The entire vision or purpose, mission or goals, and implementing objectives of this four-volume textbook can be summarized as follows: The future of Islam is up to Allah, but the future of Muslims is up to every person through one’s observance of the first two essentials in the universal Islamic creed. These two, known as taqwa and ‘adl, are the core of the essence of Islam as a religion. Taqwa is loving awe of Allah in response to Allah’s love of every person. Taqwa is also submission to Allah as the source of truth, love, and justice. ‘Adl is love of compassionate justice as a framework for expressing our love for each other.
This issue concludes with a section on “Harmony through Translation”. The first of two articles is Eric Winkel’s short exposition of the methodology that he uses in translating the twelve volumes of the critical edition of Ibn Arabi’s Futuhat al Makkiya. The history of translating Ibn Arabi illustrates the causes of the sometimes vehement rivalry among the self-proclaimed experts, namely, that each translator has a unique level and origin of understanding. Eric Winkel in his short introduction to his own methodology uses Ibn Arabi’s explanations of unavoidable methodological diversity in a way that leaves open the way for each person to understand his vision from one’s own perspective, based on acknowledgement that this diversity not only is unavoidable but beyond this is a gift from God.
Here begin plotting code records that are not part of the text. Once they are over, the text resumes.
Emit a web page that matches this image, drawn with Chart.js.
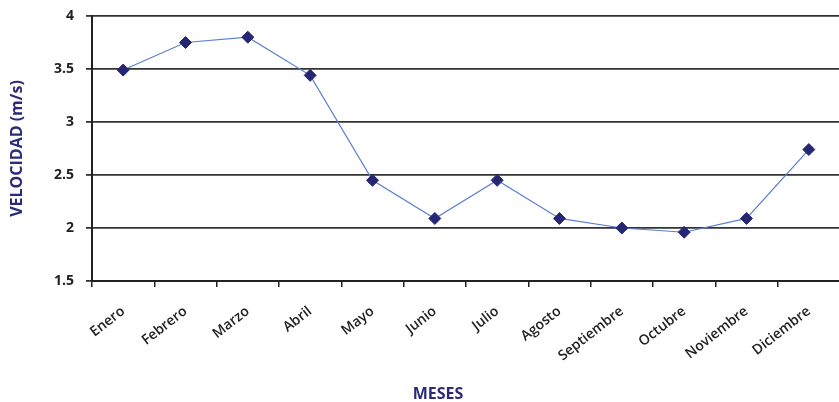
<!DOCTYPE html>
<html>
<head>
<meta charset="utf-8">
<script src="https://cdn.jsdelivr.net/npm/chart.js@4/dist/chart.umd.min.js"></script>
<style>
  html, body { margin: 0; padding: 0; background: #fff; overflow: hidden; }
  #wrap { width: 847px; height: 402px; }
  #c { width: 847px !important; height: 402px !important; display: block; }
</style>
</head>
<body>
<div id="wrap"><canvas id="c" width="847" height="402"></canvas></div>
<script>
// Velocidad media mensual del viento
const meses = ['Enero', 'Febrero', 'Marzo', 'Abril', 'Mayo', 'Junio', 'Julio',
               'Agosto', 'Septiembre', 'Octubre', 'Noviembre', 'Diciembre'];
const velocidad = [3.49, 3.75, 3.80, 3.44, 2.45, 2.09, 2.45, 2.09, 2.00, 1.96, 2.09, 2.74];
const yMin = 1.5;
const yMax = 4;
const yStep = 0.5;
const tituloY = 'VELOCIDAD (m/s)';
const tituloX = 'MESES';

const navy = '#2b2b78';

// bottom axis title, placed slightly left of the plot centre
const xTitlePlugin = {
  id: 'xTitle',
  afterDraw(chart) {
    const ctx = chart.ctx;
    ctx.save();
    ctx.font = 'bold 16px "Open Sans", sans-serif';
    ctx.fillStyle = navy;
    ctx.textAlign = 'center';
    ctx.textBaseline = 'middle';
    ctx.fillText(tituloX, 438, 394);
    ctx.restore();
  }
};

new Chart(document.getElementById('c'), {
  type: 'line',
  data: {
    labels: meses,
    datasets: [{
      data: velocidad,
      borderColor: '#5a7fd2',
      borderWidth: 1.2,
      pointStyle: 'rectRot',
      pointRadius: 6,
      pointHoverRadius: 6,
      pointBackgroundColor: '#262673',
      pointBorderColor: '#262673',
      pointBorderWidth: 1,
      tension: 0,
      clip: false
    }]
  },
  options: {
    responsive: false,
    animation: false,
    events: [],
    layout: { padding: { top: 16, right: -6, left: 0, bottom: 0 } },
    plugins: { legend: { display: false }, tooltip: { enabled: false } },
    scales: {
      x: {
        offset: true,
        grid: {
          offset: true,
          drawOnChartArea: false,
          drawTicks: true,
          tickLength: 6,
          color: '#222',
          lineWidth: 1.5
        },
        border: { display: true, color: '#222', width: 2 },
        ticks: {
          autoSkip: false,
          minRotation: 38,
          maxRotation: 38,
          padding: 16,
          color: '#222',
          font: { family: '"Open Sans", sans-serif', size: 14, weight: '600' }
        },
        afterFit(s) {
          s.height = 121;
          s.paddingLeft = 0;
          s.paddingRight = 0;
        }
      },
      y: {
        min: yMin,
        max: yMax,
        ticks: {
          stepSize: yStep,
          padding: 12,
          color: '#222',
          callback: v => String(v),
          font: { family: '"Open Sans", sans-serif', size: 14, weight: 'bold' }
        },
        grid: {
          color: '#333',
          lineWidth: 1.8,
          drawTicks: true,
          tickLength: 6
        },
        border: { display: true, color: '#222', width: 2 },
        title: {
          display: true,
          text: tituloY,
          color: navy,
          padding: { top: 8, bottom: 0 },
          font: { family: '"Open Sans", sans-serif', size: 16, weight: 'bold' }
        },
        afterFit(s) {
          s.width = 92;
          s.paddingTop = 0;
          s.paddingBottom = 0;
        }
      }
    }
  },
  plugins: [xTitlePlugin]
});
</script>
</body>
</html>
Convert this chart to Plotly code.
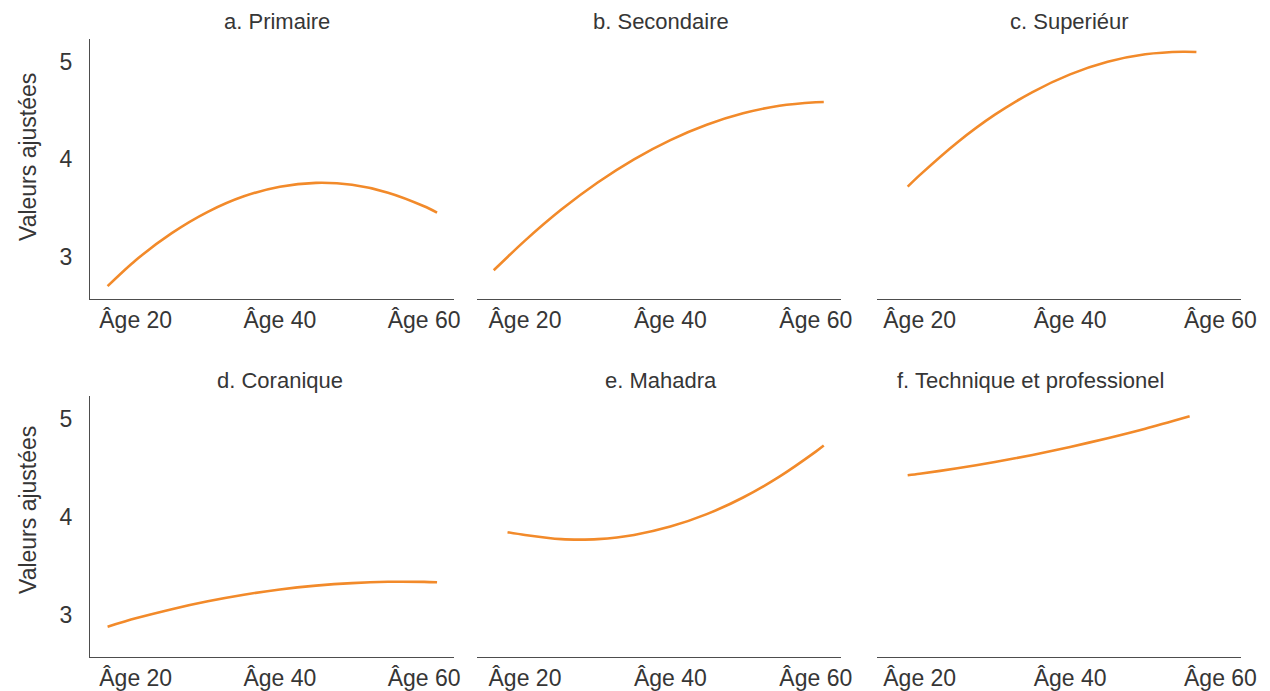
import plotly.graph_objects as go

# ---- data ----
titles = ["a. Primaire", "b. Secondaire", "c. Superiéur",
          "d. Coranique", "e. Mahadra", "f. Technique et professionel"]

age_a = [16.1, 20, 25, 30, 35, 40, 45, 50, 55, 60, 61.8]
val_a = [2.700, 2.965, 3.242, 3.460, 3.619, 3.718, 3.757, 3.737, 3.657, 3.518, 3.453]

age_b = [15.7, 20, 25, 30, 35, 40, 45, 50, 55, 60, 61.1]
val_b = [2.862, 3.166, 3.484, 3.761, 3.998, 4.195, 4.352, 4.469, 4.546, 4.582, 4.585]

age_c = [18.4, 20, 25, 30, 35, 40, 45, 50, 55, 56.8]
val_c = [3.718, 3.836, 4.171, 4.455, 4.687, 4.868, 4.997, 5.074, 5.100, 5.097]

age_d = [16.1, 20, 25, 30, 35, 40, 45, 50, 55, 60, 61.8]
val_d = [2.877, 2.962, 3.056, 3.136, 3.203, 3.257, 3.296, 3.322, 3.335, 3.334, 3.330]

age_e = [17.6, 20, 25, 27.5, 30, 35, 40, 45, 50, 55, 60, 61.1]
val_e = [3.841, 3.813, 3.770, 3.765, 3.770, 3.813, 3.898, 4.025, 4.195, 4.408, 4.663, 4.725]

age_f = [18.4, 20, 25, 30, 35, 40, 45, 50, 55.9]
val_f = [4.421, 4.437, 4.493, 4.557, 4.629, 4.710, 4.800, 4.897, 5.024]

tick_vals = [20, 40, 60]
tick_text = ["Âge 20", "Âge 40", "Âge 60"]
y_ticks = [3, 4, 5]
y_title = "Valeurs ajustées"

series = [(age_a, val_a), (age_b, val_b), (age_c, val_c),
          (age_d, val_d), (age_e, val_e), (age_f, val_f)]

# ---- layout geometry (page pixels) ----
W, H = 1270, 691
col_px = [(90, 454), (477, 841), (877, 1241)]
row_px = [(39, 299.3), (396, 657.3)]
x_ranges = [(13.66, 64.15), (13.40, 63.47), (14.32, 62.73)]
y_range = (2.565, 5.23)


def px_x(p):
    return p / W


def px_y(p):
    return 1 - p / H


FONT = "Liberation Sans, Arial, sans-serif"
TXT = "#363636"
AX = "#4d4d4d"
ORANGE = "#F28A2A"
FS = 23

fig = go.Figure()
layout = dict(width=W, height=H, margin=dict(l=0, r=0, t=0, b=0, autoexpand=False),
              paper_bgcolor="white", plot_bgcolor="white", showlegend=False,
              font=dict(family=FONT, color=TXT))

for i, (xs, ys) in enumerate(series):
    r, c = divmod(i, 3)
    n = i + 1
    xa = "x" if n == 1 else f"x{n}"
    ya = "y" if n == 1 else f"y{n}"
    fig.add_trace(go.Scatter(x=xs, y=ys, mode="lines", xaxis=xa, yaxis=ya,
                             line=dict(color=ORANGE, width=2.6, shape="spline", smoothing=0.8),
                             hoverinfo="skip"))
    x0, x1 = col_px[c]
    t0, t1 = row_px[r]
    layout["xaxis" if n == 1 else f"xaxis{n}"] = dict(
        domain=[px_x(x0), px_x(x1)], range=list(x_ranges[c]), anchor=ya,
        automargin=False,
        showgrid=False, zeroline=False, showline=True, linecolor=AX, linewidth=1.3,
        tickvals=tick_vals, ticktext=tick_text, ticks="",
        tickfont=dict(size=FS, color=TXT, family=FONT),
        fixedrange=True)
    layout["yaxis" if n == 1 else f"yaxis{n}"] = dict(
        domain=[px_y(t1), px_y(t0)], range=list(y_range), anchor=xa,
        automargin=False,
        showgrid=False, zeroline=False, showline=(c == 0), linecolor=AX, linewidth=1.3,
        tickvals=y_ticks, showticklabels=(c == 0), ticks="outside" if c == 0 else "",
        ticklen=12, tickcolor="rgba(0,0,0,0)",
        tickfont=dict(size=FS, color=TXT, family=FONT), fixedrange=True)

# panel titles
title_pos = [(277, 22), (661, 22), (1069, 22), (280, 380), (661, 380), (1030, 380)]
annotations = []
for t, (px, py) in zip(titles, title_pos):
    annotations.append(dict(text=t, x=px_x(px), y=px_y(py), xref="paper", yref="paper",
                            xanchor="center", yanchor="middle", showarrow=False,
                            font=dict(size=FS - 1, color=TXT, family=FONT)))
for cy in (157, 510):
    annotations.append(dict(text=y_title, x=px_x(28), y=px_y(cy), xref="paper", yref="paper",
                            xanchor="center", yanchor="middle", showarrow=False, textangle=-90,
                            font=dict(size=FS, color=TXT, family=FONT)))
layout["annotations"] = annotations

fig.update_layout(**layout)
fig.write_html("out.html", config={"displayModeBar": False},
               post_script="document.body.style.margin='0px';document.body.style.overflow='hidden';")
This same conclusion is reached by Safi Kaskas from his multi-year project to compare the three Abrahamic religions by translating the Qur’an with thousands of footnotes referring to similar passages in the Old and New Testaments.
He writes that, “The contribution that religion can make to peacemaking – as the flip side of religious conflict – is only beginning to be explored and understood. … People still need tools to facilitate the harmony they seek. Hence the new book, The Qur’an with References to the Bible.
Establishing harmony should not be merely a thematic issue, but should be contextual and substantive by preserving the voice of revelation in its original context to reveal the essence of all the world religions in order to highlight the voices that promote building bridges rather than walls.